Mr. Harris was also a visiting artist at Villa Julie College and lectured frequently at the Maryland Theosophical Society. Mr. Harris retired in 1996 to pursue art full time.

In 1977, he rented the first floor of the old Poole and Hunt iron foundry headquarters building in Woodberry, where he displayed his artwork rather than sell it.

"Year by year, his installation has grown like an out-of-control Christmas garden. It is now an amazing series of chambers that one observer thought was a room-by-room tour of Western civilization, from Egypt to Andy Warhol," said a 1994 Evening Sun article. "His artwork fills every square inch of space."


Family members said one of his pleasures was leading guests through the large, multiroom installation he built to resemble a labyrinth.

On these guided tours, he often discussed concepts ranging from the Big Bang, numerology, astrology and the Eleusinian mysteries.

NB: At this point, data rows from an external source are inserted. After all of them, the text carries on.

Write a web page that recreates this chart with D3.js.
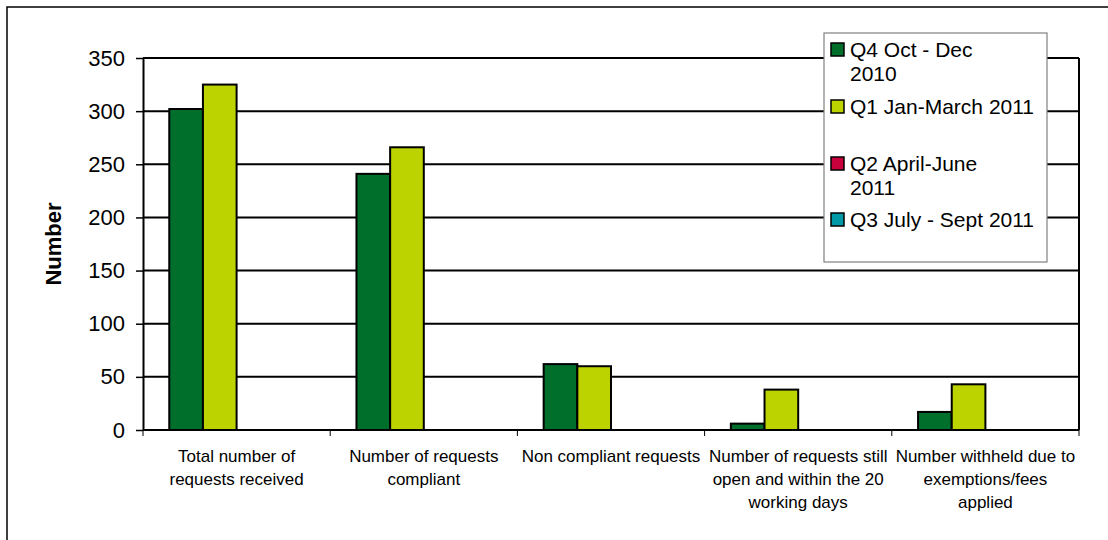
<!DOCTYPE html>
<html>
<head>
<meta charset="utf-8">
<script src="https://cdn.jsdelivr.net/npm/d3@7"></script>
<style>
  body { margin: 0; background: #fff; }
  text { font-family: "Liberation Sans", Arial, sans-serif; fill: #000; }
</style>
</head>
<body>
<div id="chart"></div>
<script>
const categories = [
  ["Total number of", "requests received"],
  ["Number of requests", "compliant"],
  ["Non compliant requests"],
  ["Number of requests still", "open and within the 20", "working days"],
  ["Number withheld due to", "exemptions/fees", "applied"]
];
const seriesNames = ["Q4 Oct - Dec 2010", "Q1 Jan-March 2011", "Q2 April-June 2011", "Q3 July - Sept 2011"];
const legendLines = [["Q4 Oct - Dec", "2010"], ["Q1 Jan-March 2011"], ["Q2 April-June", "2011"], ["Q3 July - Sept 2011"]];
const q4 = [302, 241, 62, 6, 17];
const q1 = [325, 266, 60, 38, 43];
const q2 = [null, null, null, null, null];
const q3 = [null, null, null, null, null];
const yTicks = [0, 50, 100, 150, 200, 250, 300, 350];
const colors = ["#006F2B", "#BDD300", "#C8003C", "#0099A8"];

const W = 1108, H = 540;
const plot = { left: 143, right: 1079, top: 58, bottom: 430 };

const svg = d3.select("#chart").append("svg")
  .attr("width", W).attr("height", H);

// outer chart frame
svg.append("rect")
  .attr("x", 7).attr("y", 7)
  .attr("width", 1110).attr("height", 560)
  .attr("fill", "none").attr("stroke", "#000").attr("stroke-width", 1.5);

const y = d3.scaleLinear().domain([0, 350]).range([plot.bottom, plot.top]);
const x0 = d3.scaleBand().domain(d3.range(categories.length))
  .range([plot.left, plot.right]).paddingInner(0).paddingOuter(0);
const x1 = d3.scaleBand().domain(d3.range(seriesNames.length))
  .range([0, x0.bandwidth()]).paddingInner(0).paddingOuter(0.78);

// gridlines
svg.append("g")
  .selectAll("line")
  .data(yTicks.filter(d => d > 0))
  .join("line")
  .attr("x1", plot.left).attr("x2", plot.right)
  .attr("y1", d => y(d)).attr("y2", d => y(d))
  .attr("stroke", "#000").attr("stroke-width", 2);

// right edge of plot
svg.append("line")
  .attr("x1", plot.right).attr("x2", plot.right)
  .attr("y1", plot.top).attr("y2", plot.bottom)
  .attr("stroke", "#000").attr("stroke-width", 2);

// bars
const allSeries = [q4, q1, q2, q3];
const barData = [];
allSeries.forEach((vals, s) => {
  vals.forEach((v, c) => { if (v != null) barData.push({ s, c, v }); });
});
svg.append("g")
  .selectAll("rect")
  .data(barData)
  .join("rect")
  .attr("x", d => x0(d.c) + x1(d.s))
  .attr("y", d => y(d.v))
  .attr("width", x1.bandwidth())
  .attr("height", d => y(0) - y(d.v))
  .attr("fill", d => colors[d.s])
  .attr("stroke", "#000").attr("stroke-width", 2);

// y axis
const yAxis = svg.append("g")
  .attr("transform", `translate(${plot.left},0)`)
  .call(d3.axisLeft(y).tickValues(yTicks).tickSize(7).tickPadding(11).tickSizeOuter(0));
yAxis.select(".domain").attr("stroke-width", 2);
yAxis.selectAll(".tick line").attr("stroke-width", 1.5);
yAxis.selectAll("text").style("font-size", "22px")
  .style("font-family", "'Liberation Sans', Arial, sans-serif");

// x axis
const xAxis = svg.append("g")
  .attr("transform", `translate(0,${plot.bottom})`);
xAxis.append("line")
  .attr("x1", plot.left).attr("x2", plot.right)
  .attr("stroke", "#000").attr("stroke-width", 2);
xAxis.selectAll(".xtick")
  .data(d3.range(categories.length + 1))
  .join("line")
  .attr("x1", i => plot.left + i * x0.bandwidth())
  .attr("x2", i => plot.left + i * x0.bandwidth())
  .attr("y1", 0).attr("y2", 6)
  .attr("stroke", "#000").attr("stroke-width", 1);

const xl = xAxis.selectAll(".xlabel")
  .data(categories)
  .join("text")
  .attr("text-anchor", "middle")
  .style("font-size", "17px")
  .attr("x", (d, i) => x0(i) + x0.bandwidth() / 2)
  .attr("y", 32);
xl.selectAll("tspan")
  .data(d => d)
  .join("tspan")
  .attr("x", function () { return d3.select(this.parentNode).attr("x"); })
  .attr("dy", (d, i) => i === 0 ? 0 : 23)
  .text(d => d);

// y title
svg.append("text")
  .attr("transform", "translate(61,244) rotate(-90)")
  .attr("text-anchor", "middle")
  .style("font-size", "22px").style("font-weight", "bold")
  .text("Number");

// legend
const legend = svg.append("g");
legend.append("rect")
  .attr("x", 824).attr("y", 33)
  .attr("width", 223).attr("height", 229)
  .attr("fill", "#fff").attr("stroke", "#808080").attr("stroke-width", 1.2);
const itemY = [50, 107, 164, 220];
const items = legend.selectAll(".item")
  .data(legendLines)
  .join("g")
  .attr("transform", (d, i) => `translate(0,${itemY[i]})`);
items.append("rect")
  .attr("x", 831).attr("y", -7)
  .attr("width", 13).attr("height", 13)
  .attr("fill", (d, i) => colors[i])
  .attr("stroke", "#000").attr("stroke-width", 1.5);
items.append("text")
  .attr("x", 850).attr("y", 7)
  .style("font-size", "21px")
  .selectAll("tspan")
  .data(d => d)
  .join("tspan")
  .attr("x", 850)
  .attr("dy", (d, i) => i === 0 ? 0 : 24)
  .text(d => d);
</script>
</body>
</html>
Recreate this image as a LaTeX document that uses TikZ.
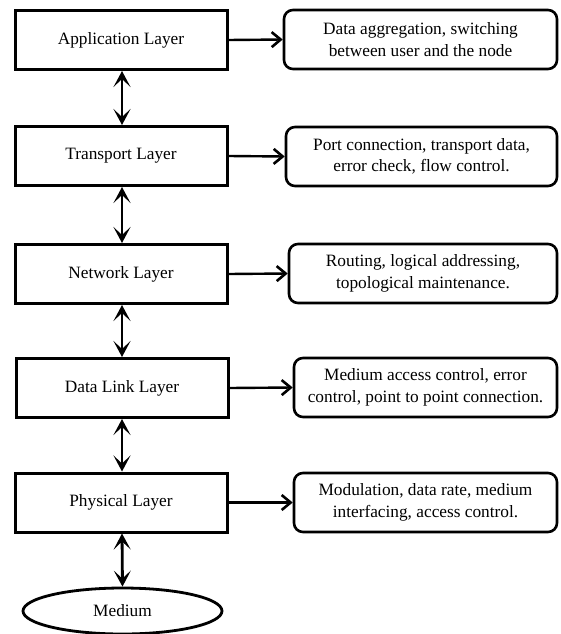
\documentclass[tikz,border=0pt]{standalone}
\usepackage{fontspec}
\setmainfont{Liberation Serif}
\usetikzlibrary{arrows.meta,shapes.geometric}
\begin{document}
\begin{tikzpicture}[x=1pt,y=-1pt,
  lbox/.style={draw,line width=3pt,rectangle,minimum width=212pt,minimum height=59pt,inner sep=0pt,font=\fontsize{17.3}{21.5}\selectfont},
  rbox/.style={draw,line width=2.6pt,rectangle,rounded corners=9pt,minimum height=59pt,inner sep=0pt,align=center,font=\fontsize{17.3}{21.5}\selectfont},
  harrow/.style={line width=2.4pt,-{Straight Barb[length=9pt,width=15pt,line width=2.6pt]}},
  varrow/.style={line width=2.8pt,{Stealth[length=16pt,width=17pt,inset=8pt]}-{Stealth[length=16pt,width=17pt,inset=8pt]}},
  medium/.style={draw,line width=2.8pt,ellipse,minimum width=199pt,minimum height=46pt,inner sep=0pt,font=\fontsize{17.3}{21.5}\selectfont}
]
\useasboundingbox (0,0) rectangle (560,634);
\node[lbox] (app) at (121,40) {Application Layer};
\node[lbox] (tra) at (121,156) {Transport Layer};
\node[lbox] (net) at (121,274) {Network Layer};
\node[lbox] (dll) at (122,388) {Data Link Layer};
\node[lbox] (phy) at (121,502.5) {Physical Layer};
\node[medium] (med) at (122.5,611) {Medium};

\node[rbox,minimum width=273pt] (r1) at (420.5,39.5) {Data aggregation, switching\\between user and the node};
\node[rbox,minimum width=271pt] (r2) at (421.5,156.5) {Port connection, transport data,\\error check, flow control.};
\node[rbox,minimum width=268pt] (r3) at (423,273.5) {Routing, logical addressing,\\topological maintenance.};
\node[rbox,minimum width=263pt] (r4) at (425.5,387.5) {Medium access control, error\\control, point to point connection.};
\node[rbox,minimum width=263pt] (r5) at (425.5,502.5) {Modulation, data rate, medium\\interfacing, access control.};

\draw[harrow] (app.east) -- (r1.west);
\draw[harrow] (tra.east) -- (r2.west);
\draw[harrow] (net.east) -- (r3.west);
\draw[harrow] (dll.east) -- (r4.west);
\draw[harrow] (phy.east) -- (r5.west);

\draw[varrow] (app.south -| 122,0) -- (tra.north -| 122,0);
\draw[varrow] (tra.south -| 122,0) -- (net.north -| 122,0);
\draw[varrow] (net.south -| 122,0) -- (dll.north -| 122,0);
\draw[varrow] (dll.south -| 122,0) -- (phy.north -| 122,0);
\draw[varrow] (phy.south -| 122,0) -- (med.north);
\end{tikzpicture}
\end{document}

Mr. Harris called his creation the Amaranthine Museum, named after a flower, the amaranth, that derives from a Greek word meaning one that does not wither.

His installation had to be moved to a nearby space in what is now called the Clipper Mill neighborhood. It is now has the status of a nonprofit arts center.

"A visit there was like stepping into Les' mind," said Walt Handelsman, the Newsday Pulitzer Prize-winning editorial cartoonist who was his Park School student. "As students, he instilled a passion in us to be very creative. He was quirky and funny. He demanded, then he asked you to think differently. He had a warmth and smile that made you want to enjoy life."

A memorial gathering will be held from 1 p.m. to 4 p.m. tomorrow at his museum, 2010 Clipper Park Road in Woodberry.


In addition to his wife of 50 years and daughter, survivors include two other daughters, Heather Harris and Holly Harris, both of Baltimore; and two grandchildren.